It's not that one billion new users will bring 15 billion new devices.
It's that a) there will be one billion new users. And b) these users, plus the existing users, will increase the device-count by 15 billion.
Thus, if there's a total of 3 billion users (including the new billion), then each user needs on the average 5 devices more that are online-capable than they have today.
This seems not at all unreasonable, but depends a bit on the interpretation of "next few years" offcourse.
At the moment, we're mostly talking computers and infrastructure. (servers, laptops, routers, desktops) but in the western world, other devices are coming online now.
TVs come with internet-access built in. (atleast DLNA, sometimes more) Mobile phones come with internet as a core function. Cars hook up trough the mobile-phone. Radios become internet-radio-capable. Printers get their own ip-address and hook up to the wlan at home. home-security-systems become accessible over tcp/ip. Automation means tcp/ip may become involved when you press a *lightswitch* in your home. Digital cameras get wlan-access, in order to make the pics downloadable without needing a cable.

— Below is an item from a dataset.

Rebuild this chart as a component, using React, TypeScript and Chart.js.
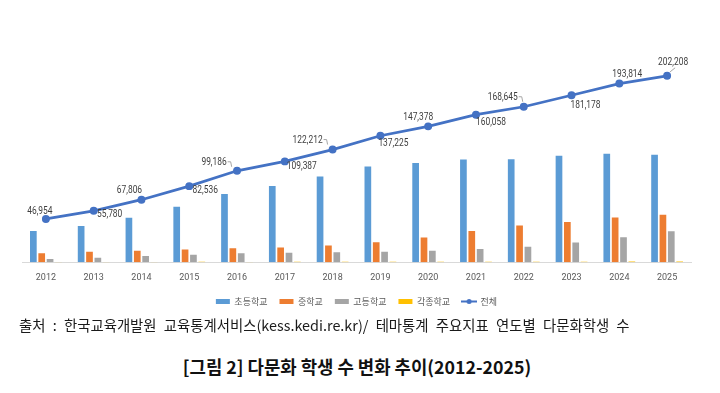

None of this is the future. This is tech that's at the early-adopter stage in the rich parts of the world NOW. I ain't counted, but I'm positive there's in excess of 25 devices in my home that speak tcp/ip, and if we include the devices I and my wife use exclusively at work, you can add another handful.
We're not typical - but I find it entirely plausible that when we've got probably 30 devices TODAY, that the average western rich-person will have 10 of them inside of the decade.
Now, not all of these devices are nessecarily globally reachable, some of them live on their own internal network that may or may not be connected to the global internet, but even when it is, there's typically NAT between, so they all appear as a single ip on the net. Nevertheless, if a device is capable of pinging lwn.net, I think it's reasonable to say the device is online.